- [PROMPT]
Repeat the material exactly from its first line to the line that includes "0.53, 0.54, 0.55];". Skip pictures.

- [DATA]
────────────────────

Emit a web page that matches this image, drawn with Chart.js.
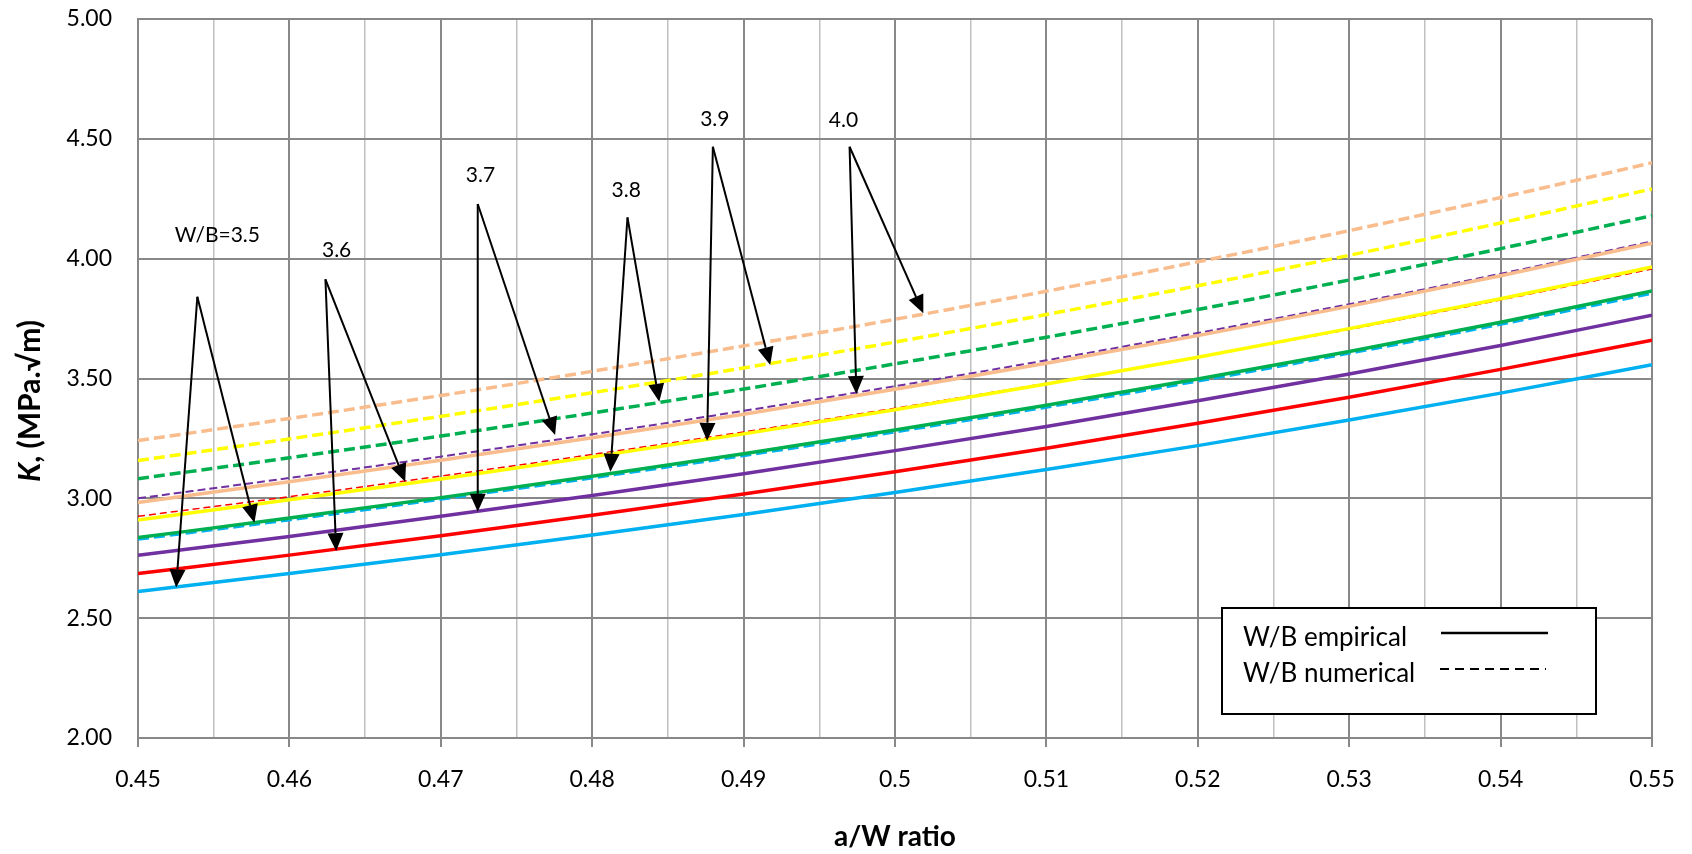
<!DOCTYPE html>
<html>
<head>
<meta charset="utf-8">
<script src="https://cdn.jsdelivr.net/npm/chart.js@4.4.1/dist/chart.umd.min.js"></script>
<style>
  html, body { margin: 0; padding: 0; background: #fff; }
  #wrap { width: 1692px; height: 854px; position: relative; }
</style>
</head>
<body>
<div id="wrap"><canvas id="kChart"></canvas></div>
<script>
// a/W ratio (x)
const awRatio = [0.45, 0.46, 0.47, 0.48, 0.49, 0.50, 0.51, 0.52, 0.53, 0.54, 0.55];

// K, MPa.√m - empirical (solid)
const emp35 = [2.611, 2.686, 2.765, 2.847, 2.933, 3.024, 3.120, 3.220, 3.327, 3.439, 3.558];
const emp36 = [2.686, 2.763, 2.844, 2.929, 3.018, 3.111, 3.209, 3.313, 3.422, 3.538, 3.660];
const emp37 = [2.762, 2.841, 2.925, 3.012, 3.103, 3.199, 3.300, 3.407, 3.519, 3.638, 3.764];
const emp38 = [2.836, 2.918, 3.003, 3.092, 3.186, 3.285, 3.388, 3.498, 3.613, 3.735, 3.865];
const emp39 = [2.910, 2.994, 3.081, 3.173, 3.269, 3.370, 3.477, 3.589, 3.708, 3.833, 3.965];
const emp40 = [2.983, 3.069, 3.159, 3.253, 3.351, 3.455, 3.564, 3.679, 3.801, 3.929, 4.065];

// numerical (dashed)
const num35 = [2.830, 2.911, 2.997, 3.086, 3.179, 3.278, 3.381, 3.490, 3.606, 3.727, 3.856];
const num36 = [2.925, 3.007, 3.093, 3.183, 3.277, 3.376, 3.480, 3.590, 3.705, 3.828, 3.957];
const num37 = [3.000, 3.085, 3.174, 3.267, 3.365, 3.468, 3.576, 3.690, 3.810, 3.937, 4.072];
const num38 = [3.082, 3.169, 3.260, 3.356, 3.456, 3.561, 3.672, 3.788, 3.911, 4.042, 4.179];
const num39 = [3.158, 3.248, 3.342, 3.441, 3.544, 3.652, 3.767, 3.887, 4.014, 4.149, 4.291];
const num40 = [3.241, 3.333, 3.429, 3.530, 3.636, 3.747, 3.864, 3.987, 4.117, 4.255, 4.400];

const wbRatios = ['3.5', '3.6', '3.7', '3.8', '3.9', '4.0'];

// callouts, in data units (a/W, K)
const calloutText = ['W/B=3.5', '3.6', '3.7', '3.8', '3.9', '4.0'];
const calloutTextAt = [[0.45524, 4.098], [0.46312, 4.034], [0.47262, 4.349], [0.48225, 4.284], [0.4881, 4.580], [0.4966, 4.577]];
const calloutApex = [[0.45392, 3.841], [0.46238, 3.914], [0.47244, 4.228], [0.48233, 4.172], [0.48797, 4.467], [0.4970, 4.467]];
const calloutTipEmp = [[0.45252, 2.628], [0.46309, 2.780], [0.47244, 2.944], [0.4812, 3.111], [0.48759, 3.240], [0.49745, 3.435]];
const calloutTipNum = [[0.45769, 2.898], [0.46765, 3.069], [0.47755, 3.264], [0.48443, 3.403], [0.49176, 3.556], [0.50187, 3.772]];

const colors = ['#00B0F0', '#FF0000', '#7030A0', '#00B050', '#FFFF00', '#F9BC8D'];
const numWidths = [3.5, 1.5, 2, 3.5, 3.5, 3.5];
const numDash = [[11, 5], [7, 4], [8, 4], [11, 5], [11, 5], [11, 5]];

const empSeries = [emp35, emp36, emp37, emp38, emp39, emp40];
const numSeries = [num35, num36, num37, num38, num39, num40];

function pts(arr) {
    return arr.map((v, i) => ({ x: awRatio[i], y: v }));
}

var datasets = [];
for (var i = 0; i < wbRatios.length; i++) {
    datasets.push({
        label: 'W/B=' + wbRatios[i] + ' empirical',
        data: pts(empSeries[i]),
        borderColor: colors[i],
        borderWidth: 3.5,
        pointRadius: 0,
        cubicInterpolationMode: 'monotone',
        order: 1
    });
    datasets.push({
        label: 'W/B=' + wbRatios[i] + ' numerical',
        data: pts(numSeries[i]),
        borderColor: colors[i],
        borderWidth: numWidths[i],
        borderDash: numDash[i],
        pointRadius: 0,
        cubicInterpolationMode: 'monotone',
        order: 2
    });
}

const MAJOR = '#888888';
const MINOR = '#C0C0C0';

function isMajor(v) {
    return Math.round(v * 200) % 2 === 0;
}

function arrow(ctx, x0, y0, x1, y1) {
    var a = Math.atan2(y1 - y0, x1 - x0);
    var len = 18, half = 8;
    var bx = x1 - len * Math.cos(a), by = y1 - len * Math.sin(a);
    ctx.beginPath();
    ctx.moveTo(x0, y0);
    ctx.lineTo(bx, by);
    ctx.stroke();
    ctx.beginPath();
    ctx.moveTo(x1, y1);
    ctx.lineTo(bx + half * Math.sin(a), by - half * Math.cos(a));
    ctx.lineTo(bx - half * Math.sin(a), by + half * Math.cos(a));
    ctx.closePath();
    ctx.fill();
}

const extras = {
    id: 'extras',
    afterDatasetsDraw(chart) {
        const ctx = chart.ctx, xs = chart.scales.x, ys = chart.scales.y;
        const px = p => [xs.getPixelForValue(p[0]), ys.getPixelForValue(p[1])];
        ctx.save();
        ctx.strokeStyle = '#000';
        ctx.fillStyle = '#000';
        ctx.lineWidth = 2;
        for (var i = 0; i < calloutText.length; i++) {
            var a = px(calloutApex[i]);
            var t1 = px(calloutTipEmp[i]);
            var t2 = px(calloutTipNum[i]);
            arrow(ctx, a[0], a[1], t1[0], t1[1]);
            arrow(ctx, a[0], a[1], t2[0], t2[1]);
            var tp = px(calloutTextAt[i]);
            ctx.font = '21px Lato';
            ctx.textAlign = 'center';
            ctx.textBaseline = 'middle';
            ctx.fillText(calloutText[i], tp[0], tp[1]);
        }
        ctx.restore();
    },
    afterDraw(chart) {
        const ctx = chart.ctx, area = chart.chartArea;
        ctx.save();
        ctx.fillStyle = '#000';
        // x title
        ctx.font = 'bold 28px Lato';
        ctx.textAlign = 'center';
        ctx.textBaseline = 'middle';
        ctx.fillText('a/W ratio', (area.left + area.right) / 2, 837);
        // y title, K in italic
        ctx.translate(30, 401);
        ctx.rotate(-Math.PI / 2);
        var p1 = 'K', p2 = ', (MPa.√m)';
        ctx.font = 'italic bold 30px Lato';
        var w1 = ctx.measureText(p1).width;
        ctx.font = 'bold 30px Lato';
        var w2 = ctx.measureText(p2).width;
        var sx = -(w1 + w2) / 2;
        ctx.textAlign = 'left';
        ctx.font = 'italic bold 30px Lato';
        ctx.fillText(p1, sx, 0);
        ctx.font = 'bold 30px Lato';
        ctx.fillText(p2, sx + w1, 0);
        ctx.restore();

        // legend box
        ctx.save();
        ctx.fillStyle = '#fff';
        ctx.fillRect(1222, 608, 374, 106);
        ctx.strokeStyle = '#000';
        ctx.lineWidth = 2;
        ctx.strokeRect(1222, 608, 374, 106);
        ctx.fillStyle = '#000';
        ctx.font = '26px Lato';
        ctx.textAlign = 'left';
        ctx.textBaseline = 'middle';
        ctx.fillText('W/B empirical', 1243, 638);
        ctx.fillText('W/B numerical', 1243, 674);
        ctx.lineWidth = 2.5;
        ctx.beginPath();
        ctx.moveTo(1441, 633);
        ctx.lineTo(1548, 633);
        ctx.stroke();
        ctx.lineWidth = 2;
        ctx.setLineDash([9, 6]);
        ctx.beginPath();
        ctx.moveTo(1440, 669);
        ctx.lineTo(1546, 669);
        ctx.stroke();
        ctx.restore();
    }
};

Chart.defaults.font.family = 'Lato';
Chart.defaults.color = '#000';

new Chart(document.getElementById('kChart'), {
    type: 'line',
    data: { datasets: datasets },
    options: {
        responsive: true,
        maintainAspectRatio: false,
        animation: false,
        events: [],
        layout: { padding: { top: 19, right: 40, left: 0, bottom: 0 } },
        plugins: {
            legend: { display: false },
            tooltip: { enabled: false }
        },
        scales: {
            x: {
                type: 'linear',
                min: 0.45,
                max: 0.55,
                afterFit: s => { s.height = 116; s.paddingLeft = 0; s.paddingRight = 0; },
                ticks: {
                    stepSize: 0.005,
                    autoSkip: false,
                    maxRotation: 0,
                    padding: 19,
                    font: { size: 23 },
                    callback: v => isMajor(v) ? String(Number(v.toFixed(2))) : ''
                },
                grid: {
                    color: c => isMajor(c.tick.value) ? MAJOR : MINOR,
                    tickColor: c => isMajor(c.tick.value) ? MAJOR : 'rgba(0,0,0,0)',
                    lineWidth: c => isMajor(c.tick.value) ? 2 : 1.5,
                    tickLength: 9
                },
                border: { color: MAJOR, width: 2 }
            },
            y: {
                min: 2,
                max: 5,
                afterFit: s => { s.width = 138; s.paddingTop = 0; s.paddingBottom = 0; },
                ticks: {
                    stepSize: 0.5,
                    padding: 26,
                    font: { size: 23 },
                    callback: v => v.toFixed(2)
                },
                grid: { color: MAJOR, lineWidth: 2, drawTicks: false },
                border: { color: MAJOR, width: 2 }
            }
        }
    },
    plugins: [extras]
});
</script>
</body>
</html>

────────────────────

- [OUTPUT OF THE TASK]
Emit a web page that matches this image, drawn with Chart.js.
<!DOCTYPE html>
<html>
<head>
<meta charset="utf-8">
<script src="https://cdn.jsdelivr.net/npm/chart.js@4.4.1/dist/chart.umd.min.js"></script>
<style>
  html, body { margin: 0; padding: 0; background: #fff; }
  #wrap { width: 1692px; height: 854px; position: relative; }
</style>
</head>
<body>
<div id="wrap"><canvas id="kChart"></canvas></div>
<script>
// a/W ratio (x)
const awRatio = [0.45, 0.46, 0.47, 0.48, 0.49, 0.50, 0.51, 0.52, 0.53, 0.54, 0.55];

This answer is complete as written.